### TASK INPUTS
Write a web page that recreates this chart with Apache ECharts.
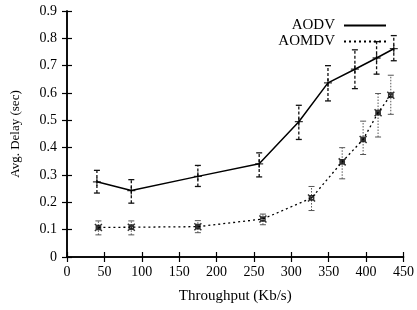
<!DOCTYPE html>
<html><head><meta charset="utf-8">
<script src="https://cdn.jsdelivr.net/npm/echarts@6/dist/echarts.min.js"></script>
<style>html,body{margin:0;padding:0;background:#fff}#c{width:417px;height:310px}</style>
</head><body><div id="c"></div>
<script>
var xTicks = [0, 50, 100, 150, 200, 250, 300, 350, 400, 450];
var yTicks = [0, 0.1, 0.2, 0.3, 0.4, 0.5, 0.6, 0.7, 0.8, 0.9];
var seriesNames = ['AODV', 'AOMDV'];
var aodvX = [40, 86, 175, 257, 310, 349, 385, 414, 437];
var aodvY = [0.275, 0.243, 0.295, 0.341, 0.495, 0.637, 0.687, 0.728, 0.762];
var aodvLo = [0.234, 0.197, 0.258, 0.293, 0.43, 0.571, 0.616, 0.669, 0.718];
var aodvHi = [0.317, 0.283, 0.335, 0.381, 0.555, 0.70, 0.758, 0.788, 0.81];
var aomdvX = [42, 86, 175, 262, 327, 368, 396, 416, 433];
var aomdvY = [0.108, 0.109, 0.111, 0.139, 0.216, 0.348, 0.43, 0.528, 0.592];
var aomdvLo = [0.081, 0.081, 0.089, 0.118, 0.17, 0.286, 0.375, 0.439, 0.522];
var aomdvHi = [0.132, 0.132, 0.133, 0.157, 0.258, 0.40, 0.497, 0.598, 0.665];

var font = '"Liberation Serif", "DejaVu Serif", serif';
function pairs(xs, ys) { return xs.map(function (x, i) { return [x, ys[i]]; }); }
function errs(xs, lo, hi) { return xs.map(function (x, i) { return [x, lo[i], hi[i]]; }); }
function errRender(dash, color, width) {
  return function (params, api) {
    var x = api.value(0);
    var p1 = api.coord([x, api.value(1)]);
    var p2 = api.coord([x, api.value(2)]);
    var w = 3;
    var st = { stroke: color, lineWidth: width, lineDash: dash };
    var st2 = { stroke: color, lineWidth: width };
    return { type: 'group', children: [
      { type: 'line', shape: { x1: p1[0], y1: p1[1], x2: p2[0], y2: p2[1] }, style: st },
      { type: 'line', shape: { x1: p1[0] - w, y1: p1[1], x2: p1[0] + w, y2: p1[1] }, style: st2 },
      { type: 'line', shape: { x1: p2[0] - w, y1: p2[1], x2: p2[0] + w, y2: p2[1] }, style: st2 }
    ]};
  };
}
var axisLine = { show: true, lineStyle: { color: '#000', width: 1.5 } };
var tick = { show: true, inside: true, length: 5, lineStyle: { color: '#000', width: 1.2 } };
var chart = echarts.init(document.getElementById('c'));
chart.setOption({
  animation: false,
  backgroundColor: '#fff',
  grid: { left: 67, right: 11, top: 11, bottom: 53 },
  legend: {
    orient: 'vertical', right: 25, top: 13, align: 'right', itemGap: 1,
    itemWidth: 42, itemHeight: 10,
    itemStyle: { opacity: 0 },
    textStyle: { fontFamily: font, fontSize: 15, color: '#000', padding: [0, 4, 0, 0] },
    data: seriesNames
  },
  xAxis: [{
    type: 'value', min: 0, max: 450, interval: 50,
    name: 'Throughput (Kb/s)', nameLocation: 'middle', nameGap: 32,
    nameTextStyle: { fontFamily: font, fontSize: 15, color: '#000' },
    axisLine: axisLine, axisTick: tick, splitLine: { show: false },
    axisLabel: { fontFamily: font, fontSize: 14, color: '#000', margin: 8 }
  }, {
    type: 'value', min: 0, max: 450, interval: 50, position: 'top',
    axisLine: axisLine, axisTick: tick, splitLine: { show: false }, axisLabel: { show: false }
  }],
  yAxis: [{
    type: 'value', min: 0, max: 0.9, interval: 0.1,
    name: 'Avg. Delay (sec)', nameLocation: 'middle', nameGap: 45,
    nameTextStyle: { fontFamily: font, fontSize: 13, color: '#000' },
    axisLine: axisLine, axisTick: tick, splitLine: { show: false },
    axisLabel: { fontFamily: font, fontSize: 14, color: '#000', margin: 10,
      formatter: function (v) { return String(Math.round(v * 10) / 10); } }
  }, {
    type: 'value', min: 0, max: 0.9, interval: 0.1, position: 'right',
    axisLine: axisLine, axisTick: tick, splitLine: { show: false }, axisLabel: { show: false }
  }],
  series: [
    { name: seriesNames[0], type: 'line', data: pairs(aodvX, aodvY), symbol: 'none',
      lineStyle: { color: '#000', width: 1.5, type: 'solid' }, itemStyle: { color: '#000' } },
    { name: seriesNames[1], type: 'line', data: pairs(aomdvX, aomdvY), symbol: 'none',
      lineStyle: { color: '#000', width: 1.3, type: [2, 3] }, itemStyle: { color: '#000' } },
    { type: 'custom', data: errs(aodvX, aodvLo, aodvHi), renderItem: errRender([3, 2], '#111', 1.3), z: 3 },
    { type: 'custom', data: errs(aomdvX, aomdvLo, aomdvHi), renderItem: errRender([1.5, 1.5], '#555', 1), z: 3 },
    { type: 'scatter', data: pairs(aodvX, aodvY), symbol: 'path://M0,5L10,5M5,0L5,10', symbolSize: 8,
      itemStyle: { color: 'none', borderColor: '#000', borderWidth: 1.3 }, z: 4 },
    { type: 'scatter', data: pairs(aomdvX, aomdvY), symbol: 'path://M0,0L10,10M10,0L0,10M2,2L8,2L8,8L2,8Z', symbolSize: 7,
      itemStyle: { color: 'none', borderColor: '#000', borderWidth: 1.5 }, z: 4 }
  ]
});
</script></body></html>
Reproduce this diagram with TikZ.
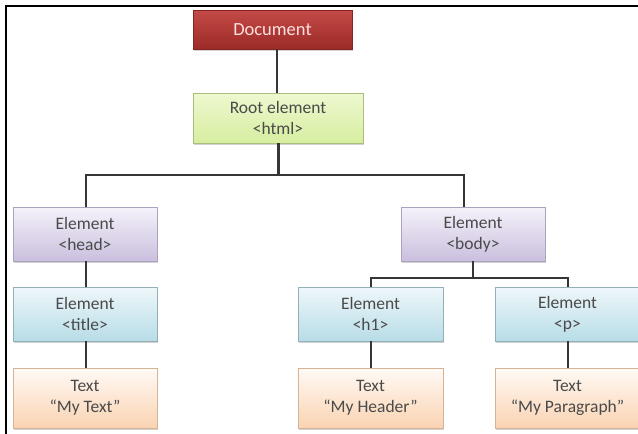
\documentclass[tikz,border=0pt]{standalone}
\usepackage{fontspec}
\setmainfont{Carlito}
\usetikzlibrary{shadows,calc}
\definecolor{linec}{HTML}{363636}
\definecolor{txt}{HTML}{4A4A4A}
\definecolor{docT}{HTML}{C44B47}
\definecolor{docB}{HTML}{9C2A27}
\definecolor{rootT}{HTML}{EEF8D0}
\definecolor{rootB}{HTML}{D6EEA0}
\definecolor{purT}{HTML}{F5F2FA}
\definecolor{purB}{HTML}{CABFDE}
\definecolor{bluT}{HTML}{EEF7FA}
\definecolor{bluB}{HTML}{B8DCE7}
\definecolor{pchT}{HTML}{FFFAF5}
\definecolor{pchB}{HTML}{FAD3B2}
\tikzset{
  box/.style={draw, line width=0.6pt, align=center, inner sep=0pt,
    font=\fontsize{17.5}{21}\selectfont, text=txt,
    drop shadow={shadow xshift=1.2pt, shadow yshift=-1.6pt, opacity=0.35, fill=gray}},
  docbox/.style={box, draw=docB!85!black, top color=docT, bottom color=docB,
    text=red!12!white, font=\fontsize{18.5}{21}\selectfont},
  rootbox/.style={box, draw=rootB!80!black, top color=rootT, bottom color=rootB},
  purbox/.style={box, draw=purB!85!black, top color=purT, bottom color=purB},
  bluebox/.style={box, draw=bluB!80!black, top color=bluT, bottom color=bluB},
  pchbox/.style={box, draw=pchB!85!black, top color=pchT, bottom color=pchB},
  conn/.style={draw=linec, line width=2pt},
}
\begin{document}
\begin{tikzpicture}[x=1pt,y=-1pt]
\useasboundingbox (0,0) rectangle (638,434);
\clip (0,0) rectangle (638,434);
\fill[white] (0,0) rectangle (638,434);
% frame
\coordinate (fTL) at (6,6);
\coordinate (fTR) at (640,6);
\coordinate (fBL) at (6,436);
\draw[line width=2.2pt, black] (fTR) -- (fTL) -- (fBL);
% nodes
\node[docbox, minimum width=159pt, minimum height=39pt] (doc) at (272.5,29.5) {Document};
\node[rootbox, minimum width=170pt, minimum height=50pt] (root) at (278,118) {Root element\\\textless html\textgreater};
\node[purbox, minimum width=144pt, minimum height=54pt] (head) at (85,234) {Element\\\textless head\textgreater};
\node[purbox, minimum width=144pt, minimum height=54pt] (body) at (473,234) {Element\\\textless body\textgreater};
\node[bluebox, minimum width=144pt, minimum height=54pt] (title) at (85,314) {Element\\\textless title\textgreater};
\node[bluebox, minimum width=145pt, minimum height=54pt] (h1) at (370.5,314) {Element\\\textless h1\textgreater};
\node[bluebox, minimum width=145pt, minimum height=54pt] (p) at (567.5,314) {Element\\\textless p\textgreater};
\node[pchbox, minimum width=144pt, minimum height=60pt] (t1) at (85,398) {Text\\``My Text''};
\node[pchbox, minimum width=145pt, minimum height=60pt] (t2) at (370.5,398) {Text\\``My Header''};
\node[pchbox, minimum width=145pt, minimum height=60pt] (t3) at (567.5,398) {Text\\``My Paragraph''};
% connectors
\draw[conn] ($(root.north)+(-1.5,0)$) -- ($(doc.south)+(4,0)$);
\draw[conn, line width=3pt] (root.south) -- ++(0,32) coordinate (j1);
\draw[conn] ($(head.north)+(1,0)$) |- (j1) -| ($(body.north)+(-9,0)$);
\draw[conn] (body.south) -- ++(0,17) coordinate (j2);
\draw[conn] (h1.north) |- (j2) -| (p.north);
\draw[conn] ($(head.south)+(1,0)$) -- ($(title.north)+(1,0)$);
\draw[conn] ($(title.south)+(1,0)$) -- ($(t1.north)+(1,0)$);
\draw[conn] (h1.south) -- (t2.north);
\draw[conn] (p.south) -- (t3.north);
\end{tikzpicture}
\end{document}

### WORK REQUIRED
Repeat only what runs from the first line of the records above to the line with "0.497, 0.598, 0.665];", both included, word for word, minus the pictures.

### EXPECTED ANSWER
Write a web page that recreates this chart with Apache ECharts.
<!DOCTYPE html>
<html><head><meta charset="utf-8">
<script src="https://cdn.jsdelivr.net/npm/echarts@6/dist/echarts.min.js"></script>
<style>html,body{margin:0;padding:0;background:#fff}#c{width:417px;height:310px}</style>
</head><body><div id="c"></div>
<script>
var xTicks = [0, 50, 100, 150, 200, 250, 300, 350, 400, 450];
var yTicks = [0, 0.1, 0.2, 0.3, 0.4, 0.5, 0.6, 0.7, 0.8, 0.9];
var seriesNames = ['AODV', 'AOMDV'];
var aodvX = [40, 86, 175, 257, 310, 349, 385, 414, 437];
var aodvY = [0.275, 0.243, 0.295, 0.341, 0.495, 0.637, 0.687, 0.728, 0.762];
var aodvLo = [0.234, 0.197, 0.258, 0.293, 0.43, 0.571, 0.616, 0.669, 0.718];
var aodvHi = [0.317, 0.283, 0.335, 0.381, 0.555, 0.70, 0.758, 0.788, 0.81];
var aomdvX = [42, 86, 175, 262, 327, 368, 396, 416, 433];
var aomdvY = [0.108, 0.109, 0.111, 0.139, 0.216, 0.348, 0.43, 0.528, 0.592];
var aomdvLo = [0.081, 0.081, 0.089, 0.118, 0.17, 0.286, 0.375, 0.439, 0.522];
var aomdvHi = [0.132, 0.132, 0.133, 0.157, 0.258, 0.40, 0.497, 0.598, 0.665];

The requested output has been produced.